[Charts and diagrams as code]
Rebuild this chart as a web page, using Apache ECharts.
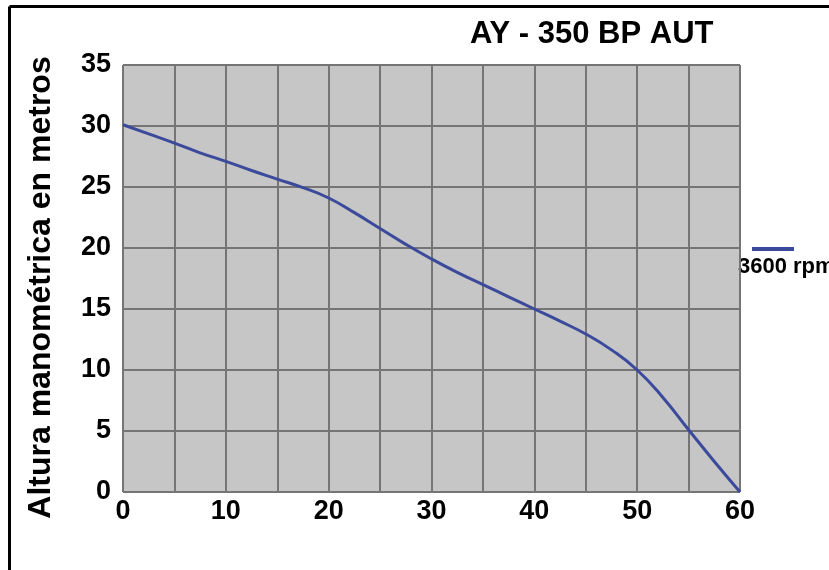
<!DOCTYPE html>
<html>
<head>
<meta charset="utf-8">
<script src="https://cdn.jsdelivr.net/npm/echarts@6/dist/echarts.min.js"></script>
<style>
  html, body { margin: 0; padding: 0; background: #fff; }
  #chart { width: 829px; height: 570px; }
</style>
</head>
<body>
<div id="chart"></div>
<script>
// caudal (x) vs altura manometrica (y)
var flow = [0, 2.5, 5, 7.5, 10, 12.5, 15, 17.5, 20, 22.5, 25, 27.5, 30, 32.5, 35, 37.5, 40, 42.5, 45, 47.5, 50, 52.5, 55, 57.5, 60];
var head = [30.1, 29.35, 28.6, 27.8, 27.1, 26.35, 25.65, 24.95, 24.1, 22.9, 21.6, 20.3, 19.1, 18.0, 17.0, 16.0, 15.0, 14.0, 12.95, 11.65, 10.0, 7.75, 5.1, 2.5, 0];
var seriesName = '3600 rpm';
var xTicks = [0, 10, 20, 30, 40, 50, 60];
var yTicks = [0, 5, 10, 15, 20, 25, 30, 35];

var font = 'Arial, "Liberation Sans", sans-serif';

var myChart = echarts.init(document.getElementById('chart'));

var points = flow.map(function(x, i) { return [x, head[i]]; });

myChart.setOption({
	animation: false,
	backgroundColor: '#fff',
	title: {
		text: 'AY - 350 BP AUT',
		left: 465,
		top: 14,
		textStyle: {
			color: '#000',
			fontFamily: font,
			fontWeight: 'bold',
			fontSize: 31
		}
	},
	legend: {
		data: [seriesName],
		left: 747,
		top: 242,
		icon: 'rect',
		itemWidth: 42,
		itemHeight: 4,
		selectedMode: false,
		formatter: function() { return ''; }
	},
	grid: {
		left: 123,
		right: 89,
		top: 65,
		bottom: 78,
		show: true,
		backgroundColor: '#c6c6c6',
		borderWidth: 0
	},
	xAxis: {
		type: 'value',
		min: 0,
		max: 60,
		interval: 5,
		axisLine: { show: false },
		axisTick: { show: false },
		splitLine: { show: true, lineStyle: { color: '#757575', width: 2 } },
		axisLabel: {
			color: '#000',
			fontFamily: font,
			fontWeight: 'bold',
			fontSize: 27,
			margin: 6,
			formatter: function(v) { return xTicks.indexOf(v) >= 0 ? String(v) : ''; }
		}
	},
	yAxis: {
		type: 'value',
		min: 0,
		max: 35,
		interval: 5,
		name: 'Altura manométrica en metros',
		nameLocation: 'middle',
		nameGap: 66,
		nameTextStyle: {
			color: '#000',
			fontFamily: font,
			fontWeight: 'bold',
			fontSize: 32,
			padding: [0, 18, 0, 0]
		},
		axisLine: { show: false },
		axisTick: { show: false },
		splitLine: { show: true, lineStyle: { color: '#757575', width: 2 } },
		axisLabel: {
			color: '#000',
			fontFamily: font,
			fontWeight: 'bold',
			fontSize: 27,
			margin: 12,
			formatter: function(v) { return yTicks.indexOf(v) >= 0 ? String(v) : ''; }
		}
	},
	series: [{
		name: seriesName,
		type: 'line',
		data: points,
		smooth: 0.5,
		showSymbol: false,
		lineStyle: { color: '#3b4a9b', width: 3 },
		itemStyle: { color: '#3b4a9b' }
	}],
	graphic: [
		{
			type: 'text',
			left: 738,
			top: 256,
			style: {
				text: seriesName,
				fill: '#000',
				font: 'bold 22px ' + font
			}
		},
		{
			type: 'line',
			shape: { x1: 9.5, y1: 6.5, x2: 829, y2: 6.5 },
			style: { stroke: '#000', lineWidth: 3 }
		},
		{
			type: 'line',
			shape: { x1: 9.5, y1: 6.5, x2: 9.5, y2: 570 },
			style: { stroke: '#000', lineWidth: 3 }
		}
	]
});
</script>
</body>
</html>
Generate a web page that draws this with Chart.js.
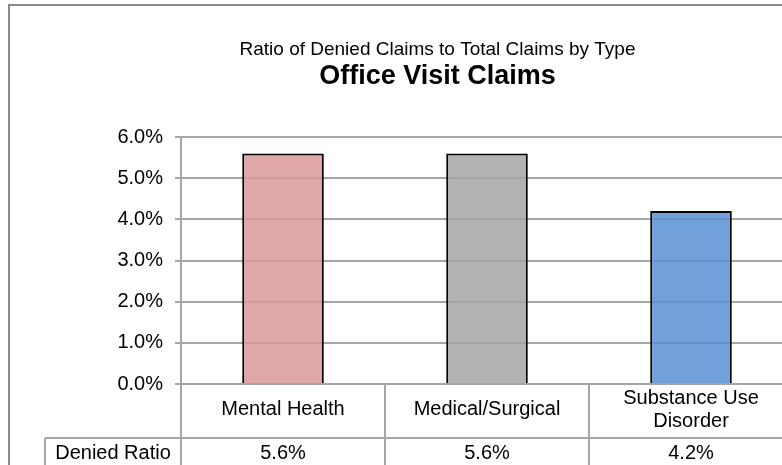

PROBLEM DETAILS >> Pull every line holding "this" out of the records.

RESPONSE >>
Rebuild this chart as a web page, using Apache ECharts.
Generate a web page that draws this with Chart.js.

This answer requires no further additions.